Strajk jest możliwy, o ile w referendum weźmie udział co najmniej połowa uprawnionych i większość z nich opowie się za strajkiem. Mogą w nim uczestniczyć wszyscy pracownicy (członkowie związku i niezrzeszeni). W styczniu związek wszczął procedury sporu zbiorowego prowadzące do strajku w oświacie.

Strajk w szkołach i innych placówkach oświatowych, w których, w wyniku referendum, uzyskana będzie zgoda na jego przeprowadzenie rozpocznie się 8 kwietnia. – To, czy strajk odbędzie się w okresie ważnym dla wszystkich, czyli w czasie egzaminów zewnętrznych rozpoczynających się 10 kwietnia, zależy dziś od decyzji rządu – powiedział Sławomir Broniarz, prezes ZNP.

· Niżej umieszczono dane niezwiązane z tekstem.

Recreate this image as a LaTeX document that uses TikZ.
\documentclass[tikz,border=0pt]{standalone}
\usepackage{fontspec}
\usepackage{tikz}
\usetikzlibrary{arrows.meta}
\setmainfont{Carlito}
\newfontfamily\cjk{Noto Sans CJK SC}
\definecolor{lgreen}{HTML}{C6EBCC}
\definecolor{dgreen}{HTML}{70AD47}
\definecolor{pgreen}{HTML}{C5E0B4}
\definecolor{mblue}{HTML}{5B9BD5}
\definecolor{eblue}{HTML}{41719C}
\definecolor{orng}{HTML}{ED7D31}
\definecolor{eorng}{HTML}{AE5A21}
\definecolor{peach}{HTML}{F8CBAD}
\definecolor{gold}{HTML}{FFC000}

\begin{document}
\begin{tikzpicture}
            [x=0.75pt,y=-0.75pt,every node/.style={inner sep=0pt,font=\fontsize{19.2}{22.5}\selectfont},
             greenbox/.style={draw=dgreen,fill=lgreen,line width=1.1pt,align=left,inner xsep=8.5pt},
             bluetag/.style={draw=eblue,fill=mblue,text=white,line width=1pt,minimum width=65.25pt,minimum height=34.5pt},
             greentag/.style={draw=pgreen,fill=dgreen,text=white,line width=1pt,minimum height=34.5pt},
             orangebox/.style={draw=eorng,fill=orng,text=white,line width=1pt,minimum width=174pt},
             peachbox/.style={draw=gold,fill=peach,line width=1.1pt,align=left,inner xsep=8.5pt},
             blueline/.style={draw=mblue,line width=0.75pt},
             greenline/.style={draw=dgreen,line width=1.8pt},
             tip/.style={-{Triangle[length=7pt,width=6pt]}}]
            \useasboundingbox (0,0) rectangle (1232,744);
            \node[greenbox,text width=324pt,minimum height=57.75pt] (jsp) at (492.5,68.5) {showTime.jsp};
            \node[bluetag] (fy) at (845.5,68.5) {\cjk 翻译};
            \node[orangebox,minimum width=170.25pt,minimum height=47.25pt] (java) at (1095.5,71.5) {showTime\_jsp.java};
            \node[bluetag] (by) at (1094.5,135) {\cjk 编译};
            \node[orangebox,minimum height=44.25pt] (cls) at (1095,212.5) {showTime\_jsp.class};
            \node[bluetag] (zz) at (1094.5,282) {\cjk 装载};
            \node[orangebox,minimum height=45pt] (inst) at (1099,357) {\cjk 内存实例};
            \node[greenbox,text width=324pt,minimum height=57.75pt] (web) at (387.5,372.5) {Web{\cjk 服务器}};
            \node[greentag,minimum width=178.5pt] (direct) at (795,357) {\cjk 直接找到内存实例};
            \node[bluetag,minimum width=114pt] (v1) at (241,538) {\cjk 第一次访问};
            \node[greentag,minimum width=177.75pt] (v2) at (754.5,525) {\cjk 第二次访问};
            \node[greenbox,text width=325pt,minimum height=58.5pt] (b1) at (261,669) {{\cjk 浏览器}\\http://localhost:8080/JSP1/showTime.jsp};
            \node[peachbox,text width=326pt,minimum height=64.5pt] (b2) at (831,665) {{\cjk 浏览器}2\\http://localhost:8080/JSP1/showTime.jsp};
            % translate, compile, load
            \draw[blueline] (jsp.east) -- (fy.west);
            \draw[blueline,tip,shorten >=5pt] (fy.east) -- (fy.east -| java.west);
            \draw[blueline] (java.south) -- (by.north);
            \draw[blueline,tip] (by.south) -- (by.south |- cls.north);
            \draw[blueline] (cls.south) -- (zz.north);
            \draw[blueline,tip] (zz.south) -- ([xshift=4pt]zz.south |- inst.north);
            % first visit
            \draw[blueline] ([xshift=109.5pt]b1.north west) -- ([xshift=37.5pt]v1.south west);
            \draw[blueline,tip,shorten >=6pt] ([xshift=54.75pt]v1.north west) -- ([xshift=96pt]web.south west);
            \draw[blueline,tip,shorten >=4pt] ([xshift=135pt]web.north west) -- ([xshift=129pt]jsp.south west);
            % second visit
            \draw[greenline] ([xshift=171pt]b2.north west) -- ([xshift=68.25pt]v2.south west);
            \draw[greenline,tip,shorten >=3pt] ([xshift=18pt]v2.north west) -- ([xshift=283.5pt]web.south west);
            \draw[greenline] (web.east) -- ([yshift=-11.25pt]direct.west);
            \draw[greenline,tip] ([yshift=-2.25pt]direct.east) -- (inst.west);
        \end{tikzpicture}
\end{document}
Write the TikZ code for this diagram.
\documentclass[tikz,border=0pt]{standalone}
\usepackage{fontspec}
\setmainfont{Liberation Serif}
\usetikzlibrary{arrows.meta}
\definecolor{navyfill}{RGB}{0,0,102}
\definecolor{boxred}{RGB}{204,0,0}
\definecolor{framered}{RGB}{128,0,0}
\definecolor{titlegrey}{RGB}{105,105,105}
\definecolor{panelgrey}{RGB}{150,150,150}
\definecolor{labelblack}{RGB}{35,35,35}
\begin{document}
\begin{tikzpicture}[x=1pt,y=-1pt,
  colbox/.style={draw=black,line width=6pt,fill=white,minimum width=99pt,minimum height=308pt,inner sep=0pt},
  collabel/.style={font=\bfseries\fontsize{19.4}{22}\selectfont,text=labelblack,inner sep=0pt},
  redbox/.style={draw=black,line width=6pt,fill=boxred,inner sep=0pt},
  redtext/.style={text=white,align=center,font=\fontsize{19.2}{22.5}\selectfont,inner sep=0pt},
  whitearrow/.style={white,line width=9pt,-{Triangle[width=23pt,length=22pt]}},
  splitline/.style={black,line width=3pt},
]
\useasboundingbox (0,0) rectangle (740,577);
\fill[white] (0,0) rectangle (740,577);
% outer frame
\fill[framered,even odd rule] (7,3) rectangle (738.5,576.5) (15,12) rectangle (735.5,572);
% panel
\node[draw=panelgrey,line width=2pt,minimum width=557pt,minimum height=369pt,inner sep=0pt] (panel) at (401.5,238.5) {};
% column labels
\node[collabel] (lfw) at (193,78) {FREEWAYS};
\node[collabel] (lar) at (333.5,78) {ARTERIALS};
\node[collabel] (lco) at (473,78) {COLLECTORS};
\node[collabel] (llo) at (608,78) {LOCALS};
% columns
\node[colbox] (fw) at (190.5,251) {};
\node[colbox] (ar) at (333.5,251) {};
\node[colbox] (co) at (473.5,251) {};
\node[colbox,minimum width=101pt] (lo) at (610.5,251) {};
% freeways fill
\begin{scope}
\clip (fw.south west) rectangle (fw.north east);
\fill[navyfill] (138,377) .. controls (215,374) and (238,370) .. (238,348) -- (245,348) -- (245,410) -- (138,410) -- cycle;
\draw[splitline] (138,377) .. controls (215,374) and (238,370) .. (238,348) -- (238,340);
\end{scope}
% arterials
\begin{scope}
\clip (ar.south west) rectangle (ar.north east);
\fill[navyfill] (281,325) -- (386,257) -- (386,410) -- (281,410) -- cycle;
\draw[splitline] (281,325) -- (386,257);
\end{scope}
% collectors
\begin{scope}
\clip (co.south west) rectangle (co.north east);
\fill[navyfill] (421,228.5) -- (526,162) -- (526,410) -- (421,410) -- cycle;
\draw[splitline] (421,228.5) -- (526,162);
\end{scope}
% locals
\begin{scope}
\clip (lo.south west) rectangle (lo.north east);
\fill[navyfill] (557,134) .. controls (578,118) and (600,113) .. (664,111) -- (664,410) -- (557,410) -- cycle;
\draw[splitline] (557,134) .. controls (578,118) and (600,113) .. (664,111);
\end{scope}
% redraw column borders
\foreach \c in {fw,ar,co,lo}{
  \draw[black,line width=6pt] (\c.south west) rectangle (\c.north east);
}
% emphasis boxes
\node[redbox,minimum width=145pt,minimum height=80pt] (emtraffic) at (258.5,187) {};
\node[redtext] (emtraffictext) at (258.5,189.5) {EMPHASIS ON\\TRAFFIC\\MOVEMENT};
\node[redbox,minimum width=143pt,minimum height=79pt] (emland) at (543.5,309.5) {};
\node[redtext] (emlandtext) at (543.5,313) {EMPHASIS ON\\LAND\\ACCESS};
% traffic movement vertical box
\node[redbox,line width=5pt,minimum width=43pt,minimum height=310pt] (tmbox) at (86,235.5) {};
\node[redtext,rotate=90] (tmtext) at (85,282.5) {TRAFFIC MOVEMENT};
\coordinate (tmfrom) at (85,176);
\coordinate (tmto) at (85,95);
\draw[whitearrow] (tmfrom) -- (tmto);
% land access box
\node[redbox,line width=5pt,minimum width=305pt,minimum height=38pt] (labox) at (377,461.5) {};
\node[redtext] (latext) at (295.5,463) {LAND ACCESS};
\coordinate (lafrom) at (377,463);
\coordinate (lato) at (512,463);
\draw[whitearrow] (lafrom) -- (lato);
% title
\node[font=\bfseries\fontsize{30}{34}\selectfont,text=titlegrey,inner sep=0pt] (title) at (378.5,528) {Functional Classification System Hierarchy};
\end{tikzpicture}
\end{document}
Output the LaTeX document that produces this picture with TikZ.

Jak podkreślają władze Związku Nauczycielstwa Polskiego strajk ma na celu poprawę warunków edukacji dzieci i młodzieży. – Chcemy uspokoić rodziców, dołożymy wszelkich starań, by czas strajku nikomu niczym złym nie zagrażał – podkreślił Sławomir Broniarz. – Protestujemy, bo zależy nam na przyszłości edukacji! – dodał.

Jak wynika z danych oddziałów ZNP, na chwilę obecną 78 proc. szkół i placówek oświatowych weszło w spór zbiorowy. Największa mobilizacja jest w województwach: łódzkim (88 proc. placówek), lubelskim i śląskim (po 87 proc.).